Whilst any agenda is difficult to prioritise, the following probably represent the priorities of the broader tax compliant private sector (not in priority order):
  • Ensure the excessive amount of tax refunds currently due are paid within the statutory/ regulatory periods, particularly surtax and withholding taxes.
  • Separate the assessment and adjudication functions of the MRA as a means to restore confidence in the tax administration system.
  • Redirect compliance efforts to those that are clearly cheating at a significant scale with more adoption of risk based approaches towards broadly compliant firms and sectors.
  • More appropriate treatment of capital through more realistic capital allowances, shift to straight-line methods for taxation purposes, more appropriate time periods (shorter) and less exclusions (particularly non-manufacturing commercial property) that recognise the reality of the depreciated cost of capital in a high inflation economy.
  • Automatic indexation of allowances and thresholds (and fees charged for GoM services) with catching up where these have fallen in real terms.
  • Revise Capital Gains Tax to ensure inflationary changes in the value of investments are not taxed, and the rate of tax is revised to be appropriate to an investment not as if it were income.
  • Significant review of Withholding Tax to reduce its scope, simplify its categories, introduce more appropriate rates in certain categories and increase thresholds to meaningful and efficient collection levels for both businesses and MRA to make efficiency savings. Exemption certificates need to be more widely available for the proven tax compliant. This would allow a more serious compliance effort once the rules are more appropriate.

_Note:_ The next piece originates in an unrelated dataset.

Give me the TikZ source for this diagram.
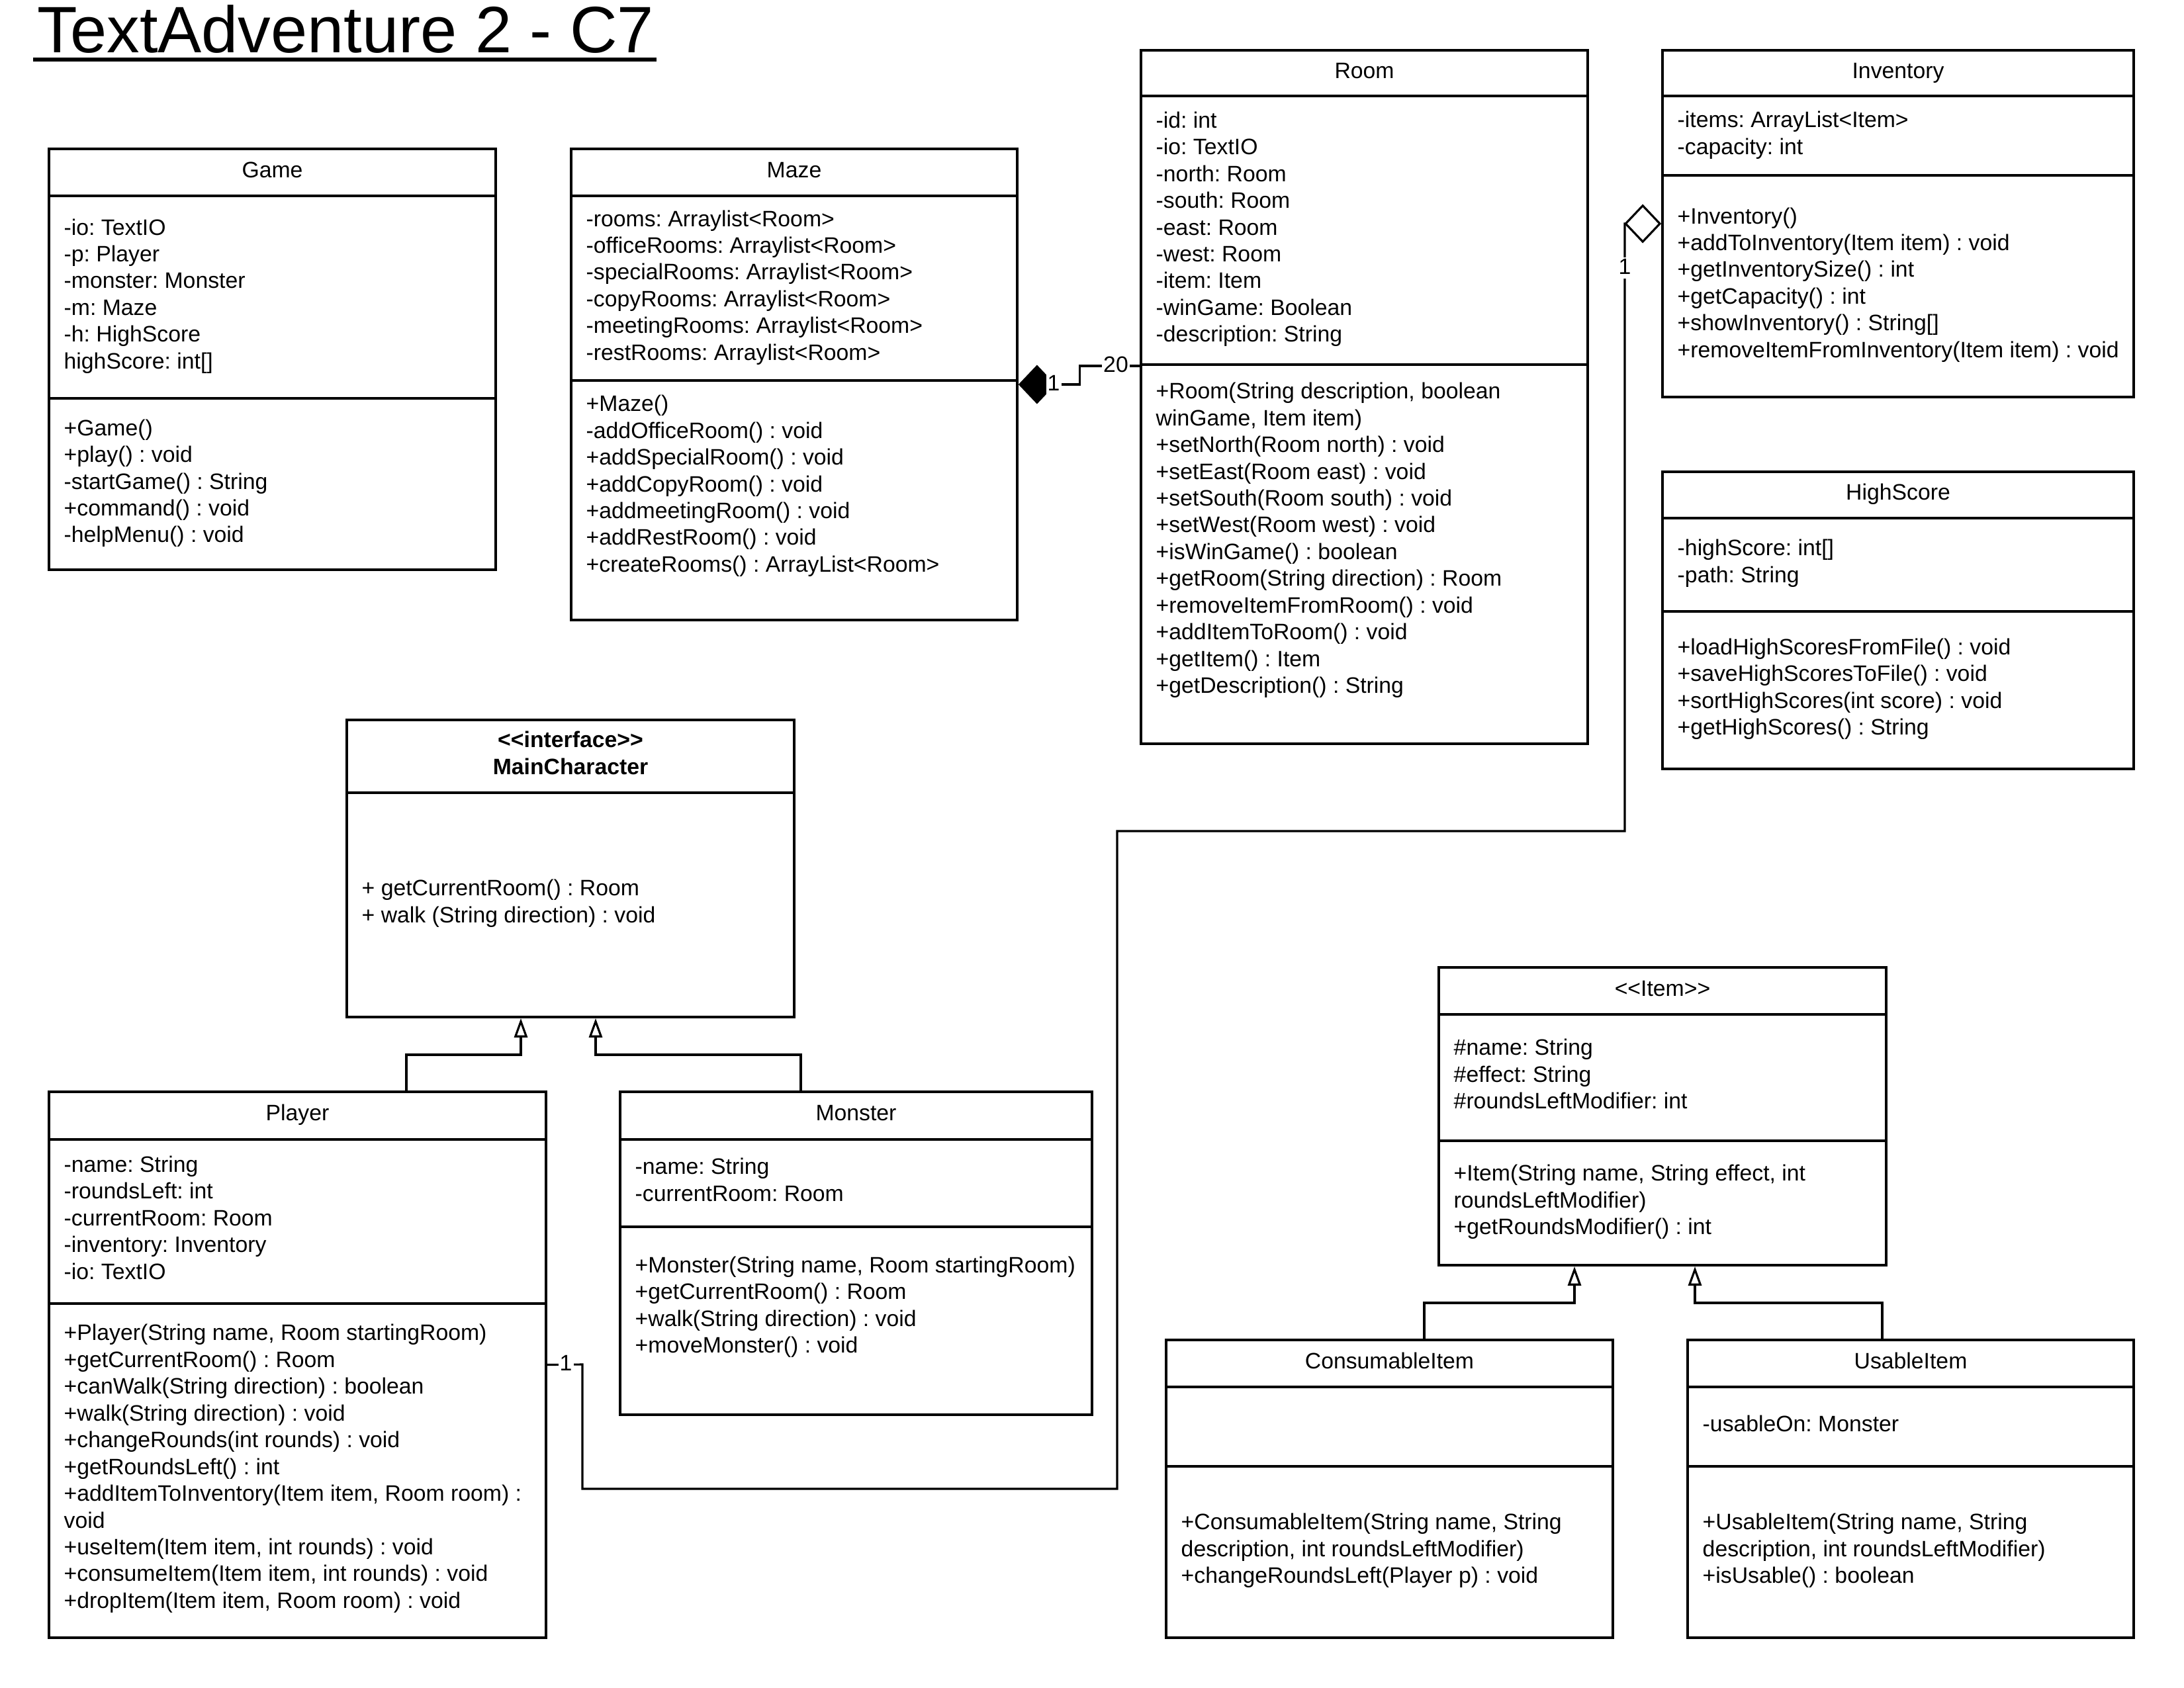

  • Urgently review the operation of surtax, with appropriate exemptions, zero rating and removal of anomalies. This would underpin more serious enforcement of the rules, particularly in the trading sector.
  • Automatic indexation of thresholds for PAYE, with an immediate up lift of the tax free allowance to MK 72,000 p.a. and bring down the highest rate from 40% towards harmonisation with the corporate tax rate to encourage enterprise, marginal efforts to earn more and better compliance.
  • Remove the duty on spare parts for capital goods and extend the coverage of what capital items can be brought in duty free. Shift from a system of paying and then seeking remittance of duty and surtax as this is an unnecessary inefficiency.
  • PSI needs to be applied on a more risk based approach targeting sectors of the economy which have highest rates of non-compliance, such as trading. Anomalies such as PSI on duty free materials and capital goods need to be resolved. Excessive delays by the contractors that hold up shipments need to be reduced and if necessary penalised if they are outside agreed reasonable times. There needs to be a deliberate requirement in the next contract to build MRA capacity because the longer PSI is out-contracted, the less capable MRA is of doing it and the more we become dependent on the contractors.
  • Investment incentives need to be transparent and automatic, ideally built in as improved capital allowances available to all businesses whatever their size, instead of discretionary and often delayed without clear qualifying criteria.
  1. There has been considerable consultation based on previous submissions/ideas from members, circulating drafts/proposals and pre-budget consultations in Blantyre, Lilongwe and Mzuzu.

  2. Reported in Daily Nation 14th April 2005.

  3. Though these are primarily not tax compliant, we would not direct compliance efforts onto this group for efficiency and poverty reasons.